For the past 50 years, protecting rent stabilizat­ion has been directly at odds with creating the amount of housing the city needs. It doesn’t have to be this way. New York is the only place in the country where a rent control scheme is tied to the promotion of housing scarcity. Reforming rent stabilizat­ion so that it promotes the creation of housing would benefit everyone.

The policy distortion­s implemente­d to protect the low vacancy rate have driven hundreds of thousands of apartments off the market entirely. This includes 26,310 rent-stabilized apartments, of which the majority need significan­t renovation­s. The declining value of rent-stabilized housing has eliminated any access to capital for owners to make renovation­s so the number of permanentl­y vacant units will continue to grow.

What all this means is that the amount of available apartments for renters is the lowest it’s been in most people’s lifetimes. In the past half century, generation­s of elected officials have failed to end New York City’s housing emergency. Instead they have focused on tenant protection­s or expanding voucher programs. These efforts are responses to effects caused by a lack of supply, but they do not address the supply issue itself.

You can make any home affordable with enough subsidy, and recent expansion of voucher access will help many New Yorkers, but a voucher is no good if there isn’t a home to match it. We have to build first.

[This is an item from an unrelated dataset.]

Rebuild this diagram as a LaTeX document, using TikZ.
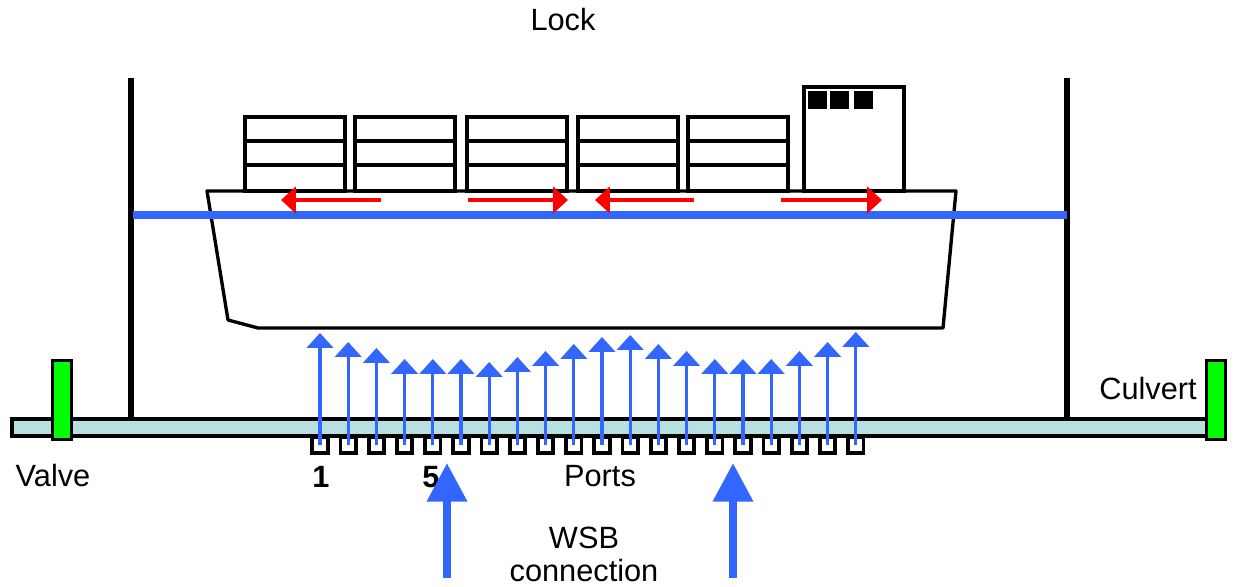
\documentclass[tikz,border=0pt]{standalone}
\usepackage{fontspec}
\setmainfont{Liberation Sans}
\usetikzlibrary{arrows.meta}
\definecolor{flowblue}{HTML}{3366FF}
\definecolor{culvertblue}{HTML}{B8DFE2}
\definecolor{valvegreen}{HTML}{00FF00}

\begin{document}
\begin{tikzpicture}[x=0.02cm, y=-0.02cm,
        txt/.style={font=\fontsize{17.5}{21}\selectfont, inner sep=0pt, anchor=base},
        port/.style={draw, line width=2.1pt, fill=white, minimum size=8.8pt, inner sep=0pt},
        valve/.style={draw, line width=1.6pt, fill=valvegreen, minimum width=11pt, minimum height=45pt, inner sep=0pt},
        portflow/.style={-{Triangle[length=8.5pt,width=15pt]}, flowblue, line width=1.8pt},
        shipflow/.style={-{Triangle[length=8.5pt,width=15pt]}, red, line width=2.5pt},
        supply/.style={-{Triangle[length=22pt,width=22pt]}, flowblue, line width=4.6pt}]
            \useasboundingbox (0,0) rectangle (1234,587);

            \draw[line width=3.6pt] (131,78) -- (131,419);
            \draw[line width=3.6pt] (1067,78) -- (1067,419);

            \draw[line width=1.9pt, fill=white, line join=round] (207,191) -- (956,191) -- (943,328) -- (258,328) -- (228,320) -- cycle;
            \foreach \x in {245,355,467,578,688} {
                \draw[line width=1.9pt] (\x,117) rectangle ++(100,74);
                \draw[line width=1.9pt] (\x,141) -- ++(100,0);
                \draw[line width=1.9pt] (\x,165) -- ++(100,0);
            }
            \draw[line width=1.9pt, fill=white] (804,87) rectangle (904,191);
            \foreach \x in {808,830,854}
                \fill (\x,91) rectangle ++(19,18);

            \draw[flowblue, line width=4.3pt] (133,215) -- (1067,215);
            \draw[shipflow] (381,200) -- (281,200);
            \draw[shipflow] (468,200) -- (568,200);
            \draw[shipflow] (694,200) -- (595,200);
            \draw[shipflow] (781,200) -- (882,200);

            \draw[line width=1.9pt, fill=culvertblue] (12,419) rectangle (1207,436);
            \node[valve] (lvalve) at (62,400) {};
            \node[valve] (rvalve) at (1216,400) {};

            \foreach \i/\tip in {1/333,2/342,3/348,4/359,5/359,6/359,7/362,8/357,9/351,10/344,
                                 11/337,12/335,13/344,14/351,15/359,16/359,17/359,18/351,19/342,20/332} {
                \pgfmathsetmacro\px{320+28.2*(\i-1)}
                \node[port] (port\i) at (\px,445) {};
                \draw[portflow] (port\i.center) -- (\px,\tip);
            }

            \node[txt] (lock) at (563,31) {Lock};
            \node[txt] (valvetxt) at (53,486) {Valve};
            \node[txt] (culverttxt) at (1148,399) {Culvert};
            \node[txt, font=\fontsize{17.5}{21}\selectfont\bfseries] (first) at (321,487) {1};
            \node[txt, font=\fontsize{17.5}{21}\selectfont\bfseries] (fifth) at (431,487) {5};
            \node[txt] (ports) at (600,486) {Ports};
            \node[txt] (wsb) at (584,548) {WSB};
            \node[txt] (conn) at (584,581) {connection};

            \draw[supply] (447,578) -- (447,463);
            \draw[supply] (733,578) -- (733,463);
        \end{tikzpicture}
\end{document}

Later this year, the New York City Council will declare a housing emergency for the 20th time. We should all hope that it is the last time they do, because that would mean that the city finally built enough housing for all New Yorkers, including thousands of newcomers eager to live in this great city.

Sadly, it’s a safe bet the City Council will be declaring a housing emergency again in 2027, and in 2030, and probably in 2033 as well. This problem can’t be fixed in a few years, but if elected officials take action now they could end the city’s housing emergency within the next decade. All it requires is the political will to implement better housing policies that will put us on a path to abundant housing.